I just finished the greatest book in existence in this fine, fine multiverse:
Over 700 pages of Vincent's hand, it took me a little over a year to complete. Through the years, I have fallen for many poets and authors. My crushes usually give way to admiration and respect, but I move on. Even Austen, whose books I will reread until I'm dead, has lost her luster. Her books are great, but I don't feel a particular affection or connection to Jane, the person. To put it in modern terms, I don't want to have dinner with J.K. Rowling. But it's a little different with poets. I would love to have dinner with Mark Doty or Gregory Orr or Joy Harjo or Robert Bly or Robert Hass or any poet by the name of Robert, but I would sit there and awkwardly stare at them while feeling like I'm a total writing loser. Not so with Vincent. I would be nervously excited, but I would pour a couple of glasses of wine and say "Hey, Vincent, what do you think about a game of Scrabble?" Or "Isn't the moon nice tonight?" Maybe it's too soon to say this, but Vincent is my soul-poet; I just know it.

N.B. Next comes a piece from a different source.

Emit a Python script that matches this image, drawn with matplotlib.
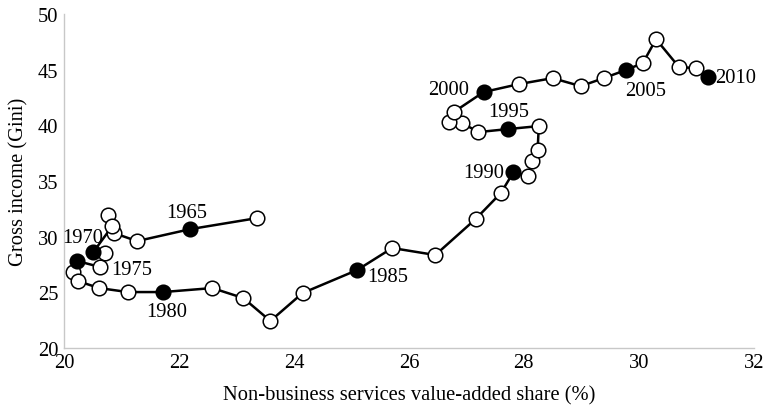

Having finished her collected poems, I am moving on to her biography, Savage Beauty (Nancy Milford), and her letters (Letters of Edna St. Vincent Millay, edited by Allan Ross Macdougall). Why? I just want to know her. Maybe it's stalker-ish, but I just want to get as close as possible to the insides of her head. I have a vague understanding of her somewhat sensational life, but I want to know what she felt. Her poems, I think, are a good indication. Sure, there's always an element of fiction in the poems we write, but I think it's safe to say that Vincent the real, live woman was as full of passion and opinions as her poems suggest. She, like me, was capable of feeling the highest highs and the lowest lows. She truly, for good or ill, lived, loved, and lost.
I'm not saying I love every one of her poems. Nope. Not possible. Not even ideal. That would be totally weird. But there are so, so many that speak to me, piercingly. How to pick one last poem to share with you before moving on to new subjects, new poets? Randomly pick a dog-ear, I suppose. And yet, not so random after all. "Let us to dinner, comrade, and be fed."
Sonnet clxxiv
by Edna St. Vincent Millay
And must I then, indeed, Pain, live with you
All through my life?—Sharing my fire, my bed,
Sharing—oh, worst of all things!—the same head?—
And, when I feed myself, feeding you, too?
So be it, then, if what seems true, is true:
Let us to dinner, comrade, and be fed;
I cannot die till you yourself are dead,
And, with you living, I can live life through.
Yet have you done me harm, ungracious guest,
Spying upon my ardent offices
With frosty look; robbing my nights of rest;
And making harder things I did with ease.
You will die with me: but I shall, at best,
Forgive you with restraint, for deeds like these.